Injection molding is widely used for rapid prototyping and production of plastic, urethane, or metal components. There are multiple types of injection molding processes, each using different materials and molds.
Advanced Prototype Molding is capable of producing epoxy, aluminum, and steel molds. Each option has its own advantages. Our service includes finding the mold best suited for the project.
Injection molding is the manufacturing technique wherein a mold is filled with a molten or melted filling material which is then cooled to produce a solid component. The material is first melted and mixed in a heated barrel, then injected under pressure into a mold where it will cool and take on the shape of the inside of the mold.

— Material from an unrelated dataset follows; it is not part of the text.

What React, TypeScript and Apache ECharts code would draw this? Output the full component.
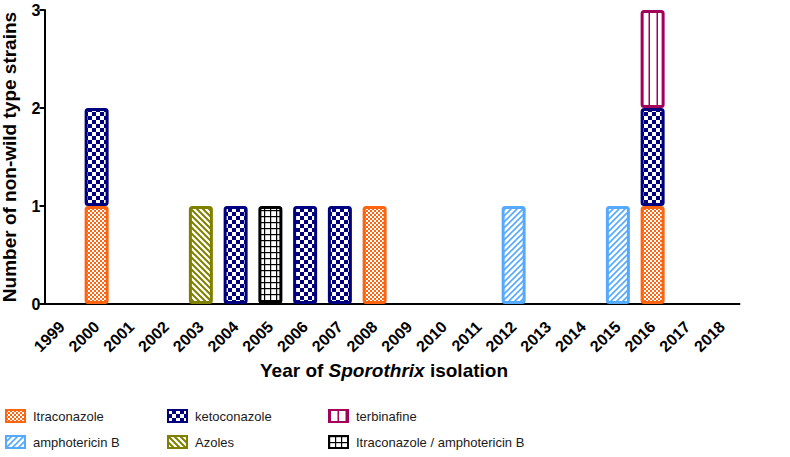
import React, { useEffect, useRef } from "react";
import * as echarts from "echarts";

const years = ["1999","2000","2001","2002","2003","2004","2005","2006","2007","2008","2009","2010","2011","2012","2013","2014","2015","2016","2017","2018"];
const N = null;
const itraconazole = [N,1,N,N,N,N,N,N,N,1,N,N,N,N,N,N,N,1,N,N];
const ketoconazole = [N,1,N,N,N,1,N,1,1,N,N,N,N,N,N,N,N,1,N,N];
const terbinafine = [N,N,N,N,N,N,N,N,N,N,N,N,N,N,N,N,N,1,N,N];
const amphotericinB = [N,N,N,N,N,N,N,N,N,N,N,N,N,1,N,N,1,N,N,N];
const azoles = [N,N,N,N,1,N,N,N,N,N,N,N,N,N,N,N,N,N,N,N];
const itraAmpho = [N,N,N,N,N,N,1,N,N,N,N,N,N,N,N,N,N,N,N,N];

const ORANGE = "#FF6410";
const NAVY = "#00007E";
const CRIMSON = "#A3005A";
const LIGHTBLUE = "#55AAFF";
const OLIVE = "#808000";
const BLACK = "#000000";

function mk(w: number, h: number, draw: (c: CanvasRenderingContext2D) => void) {
  const cv = document.createElement("canvas");
  cv.width = w;
  cv.height = h;
  const c = cv.getContext("2d")!;
  c.fillStyle = "#ffffff";
  c.fillRect(0, 0, w, h);
  draw(c);
  return { image: cv, repeat: "repeat" } as any;
}

function patterns() {
  const itra = mk(4, 4, (c) => {
    c.fillStyle = ORANGE;
    c.fillRect(0, 0, 2, 2);
    c.fillRect(2, 2, 2, 2);
  });
  const keto = mk(8, 8, (c) => {
    c.fillStyle = NAVY;
    c.fillRect(0, 0, 8, 8);
    c.fillStyle = "#ffffff";
    c.fillRect(0, 0, 4, 4);
    c.fillRect(4, 4, 4, 4);
  });
  const terb = mk(8, 8, (c) => {
    c.fillStyle = CRIMSON;
    c.fillRect(0.5, 0, 1.5, 8);
  });
  const diag = (color: string, lw: number, forward: boolean) =>
    mk(6, 6, (c) => {
      c.strokeStyle = color;
      c.lineWidth = lw;
      c.beginPath();
      for (let k = -1; k <= 1; k++) {
        const o = k * 6;
        if (forward) {
          c.moveTo(o - 1, 7);
          c.lineTo(o + 7, -1);
        } else {
          c.moveTo(o - 1, -1);
          c.lineTo(o + 7, 7);
        }
      }
      c.stroke();
    });
  const grid = mk(6, 6, (c) => {
    c.fillStyle = BLACK;
    c.fillRect(0, 0, 6, 1.2);
    c.fillRect(0, 0, 1.2, 6);
  });
  return {
    itra,
    keto,
    terb,
    ampho: diag(LIGHTBLUE, 1.6, true),
    azol: diag(OLIVE, 2, false),
    grid,
  };
}

const FONT = "'Liberation Sans', Arial, sans-serif";

export default function App() {
  const ref = useRef<HTMLDivElement>(null);
  useEffect(() => {
    document.body.style.margin = "0";
    const chart = echarts.init(ref.current!, null, { renderer: "svg" });
    const p = patterns();
    const bar = (name: string, data: (number | null)[], fill: any, border: string, z = 2) => ({
      name,
      type: "bar",
      stack: "total",
      data,
      barWidth: 24,
      z,
      itemStyle: { color: fill, borderColor: border, borderWidth: 3, borderRadius: 2 },
      emphasis: { disabled: true },
    });
    const legendBase = {
      orient: "vertical",
      top: 409,
      height: 45,
      padding: 0,
      itemWidth: 19,
      itemHeight: 12,
      itemGap: 12,
      icon: "rect",
      textStyle: { fontFamily: FONT, fontSize: 13, lineHeight: 13, color: "#1a1a1a", padding: [0, 0, 0, 3] },
      selectedMode: false,
    };
    chart.setOption({
      animation: false,
      textStyle: { fontFamily: FONT },
      grid: { left: 44.5, top: 10, width: 695, height: 294, containLabel: false, outerBoundsMode: "none" },
      xAxis: {
        type: "category",
        data: years,
        axisLine: { lineStyle: { color: "#000", width: 2 } },
        axisTick: { alignWithLabel: true, length: 6, lineStyle: { color: "#000", width: 2 } },
        axisLabel: { rotate: 45, interval: 0, fontWeight: "bold", fontSize: 16, color: "#000", margin: 20, fontFamily: FONT },
        name: "{a|Year of }{b|Sporothrix}{a| isolation}",
        nameLocation: "middle",
        nameMoveOverlap: false,
        nameGap: 57,
        nameTextStyle: {
          padding: [0, 16, 0, 0],
          rich: {
            a: { fontWeight: "bold", fontSize: 19, color: "#000", fontFamily: FONT },
            b: { fontWeight: "bold", fontStyle: "italic", fontSize: 19, color: "#000", fontFamily: FONT },
          },
        },
      },
      yAxis: {
        type: "value",
        min: 0,
        max: 3,
        interval: 1,
        splitLine: { show: false },
        axisLine: { show: true, lineStyle: { color: "#000", width: 2 } },
        axisTick: { show: true, length: 5, lineStyle: { color: "#000", width: 2 } },
        axisLabel: { fontWeight: "bold", fontSize: 16, color: "#000", margin: 4, fontFamily: FONT },
        name: "Number of non-wild type strains",
        nameLocation: "middle",
        nameMoveOverlap: false,
        nameGap: 26,
        nameTextStyle: { fontWeight: "bold", fontSize: 19, color: "#000", fontFamily: FONT },
      },
      legend: [
        { ...legendBase, left: 5, data: ["Itraconazole", "amphotericin B"] },
        { ...legendBase, left: 167, data: ["ketoconazole", "Azoles"] },
        { ...legendBase, left: 328, data: ["terbinafine", "Itraconazole / amphotericin B"] },
      ],
      series: [
        bar("Itraconazole", itraconazole, p.itra, ORANGE, 3),
        bar("ketoconazole", ketoconazole, p.keto, NAVY),
        bar("terbinafine", terbinafine, p.terb, CRIMSON),
        bar("amphotericin B", amphotericinB, p.ampho, LIGHTBLUE),
        bar("Azoles", azoles, p.azol, OLIVE),
        bar("Itraconazole / amphotericin B", itraAmpho, p.grid, BLACK),
      ],
    });
    return () => chart.dispose();
  }, []);
  return <div ref={ref} style={{ width: 790, height: 457 }} />;
}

The injection molding process enables the fabrication of many parts with stringent specifications. It is necessary to have a well-designed, durable mold to achieve the level of precise repeatability necessary for large production runs. The melt flows into the mold through gates and the displaced air escapes through vents. Improper gate design will cause air to partially fill the mold, causing misshapen parts. If the vents are too small or positioned incorrectly, air bubbles may get trapped in the product or cause burn spots.
A successful injection molding operation also depends on the material used. Materials must be selected with the right mechanical properties – such as hardness, flexibility, and density – that is appropriate for the application. The cost of the material is also important for many designs, as the prohibitive cost may make a product or design unfeasible.
The most common materials used for injection molding include Acrylonitrile Butadiene Styrene (ABS), Polycarbonate (PC), ABS and PC blend, High-Density Polyethylene (HDPE), Polypropylene (PP), and Nylon (polyamide) as provided in the image below.
Plastic injection molding typically uses some type of thermoplastic. Molding with plastic is suitable for prototyping, production, and small runs. Plastic resin pellets are melted, injected into the mold, and cooled to form the final part shape.
Liquid silicon rubber (LSR) molding uses thermoset materials. Two different chemicals are mixed to make the thermoset LSR. The LSR injection system is cooled but the mold is heated. Since LSR is a thermoset material, the molded part cannot be reused. LSR is also useful for prototyping and small part runs.
Die casting uses molten metal for manufacturing durable metallic parts. Die casting is employed for making large numbers of metallic parts. A variety of metals may be used in die casting, including aluminum, copper, magnesium, or zinc.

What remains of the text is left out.